Lassen Sie mich gleich zu Anfang sagen, dass mich die Verleihung des Carl-von Ossietzky-Preises berührt, aber auch verlegen macht. Sie berührt mich, weil Oldenburg, die Stadt, die mir diesen Preis verleiht, und die Oldenburg zugehörende Universität in meinem Leben eine prägende Rolle gespielt haben. Ohne die beinahe fünfzehn Oldenburger Jahre und ohne Menschen, die mir in dieser Stadt sehr wichtig geworden sind, hätte ich kaum mit der Arbeit in Buchenwald und Mittelbau-Dora, für die Sie mich heute ehren, begonnen ...

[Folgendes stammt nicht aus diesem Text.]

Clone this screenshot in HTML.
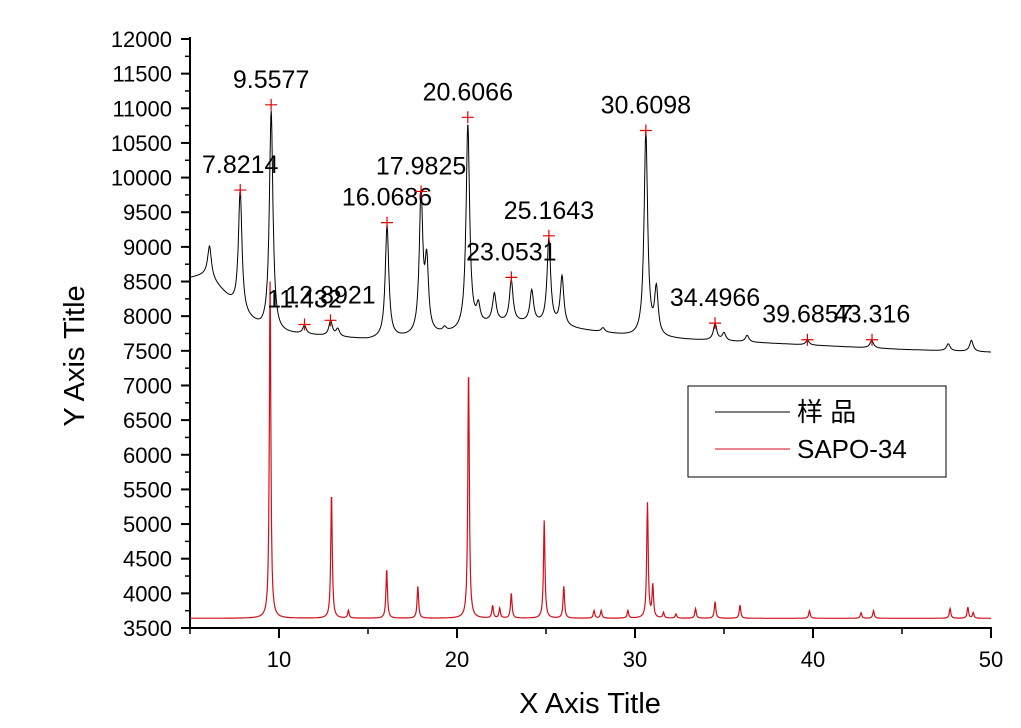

Ich will Ihnen aber auch nicht verhehlen, dass Oldenburg mir mit der Verleihung dieses Preises eine große Freude macht, insofern sie meine Arbeit gerade durch die Erinnerung an Carl von Ossietzky würdigt. Carl von Ossietzky, der in einem Deutschland, in dem es an Demokraten mangelte und in dem Gewalt nach innen wie nach außen viel zu vielen als probates Mittel der Austragung politischer und gesellschaftlicher Konflikte erschien, gehört für mich zu den großen, viel zu lange übersehenen, wenn nicht geschmähten Lichtgestalten der deutschen Geschichte. Es ist mir deshalb nie schwer gefallen, in ihm, dem bewussten Kriegsgegner und Kritiker aller Formen von Obrigkeitsstaatlichkeit und auf bloß formales Funktionieren ausgedünnter Demokratie, in ihm, dem hellsichtigen Gesellschaftsbeobachter und entschiedenen Selbstdenker, ein Vorbild zu sehen. Denn kritischer historischer Selbstreflektion verpflichtete Gedenkstättenarbeit verlangt - erst recht dann, wenn sie an einem Ort stattfindet, der wie Buchenwald von den Spuren zweier Diktaturen gezeichnet ist - unter anderem, sich dafür zu entscheiden, zwischen den Stühlen zu sitzen und sich politisch motivierter Geschichtsbildproduktion ebenso zu verweigern wie zeitgeistiger Geschichtsfühlerei. Kritischer historischer Selbstvergewisserung verpflichtete Gedenkstättenarbeit verlangt im Gegenteil, der Ausbildung selbstständiger historischer Urteilskraft und historisch informiertem, verfassungsbewusstem, menschenrechtsverpflichtetem Verantwortungsbewusstsein zuzuarbeiten. Sie beharrt auf der schonungslosen Auseinandersetzung mit inhumaner, unrechtsdurchwirkter oder verbrecherischer Vergangenheit als negativem Horizont, den es einerseits als Wirklichkeit anzuerkennen und von dem es sich andererseits - in Bezug auf die eigene Gegenwart immer wieder neu - durch entsprechendes Handeln abzusetzen gilt. Erinnern so verstanden schmerzt und kostet Mühen des Herzens und des Verstandes und fällt - auch mir - nicht immer leicht. Anlehnung an parteiengestützte oder an von Interessensverbänden mit Macht eingeforderte Vergangenheitsdeutungen kann deshalb schnell als bequemer erscheinen - und bedeutet doch nichts anderes, als Geschichtsbewusstsein willentlich selektiv zu verdunkeln ...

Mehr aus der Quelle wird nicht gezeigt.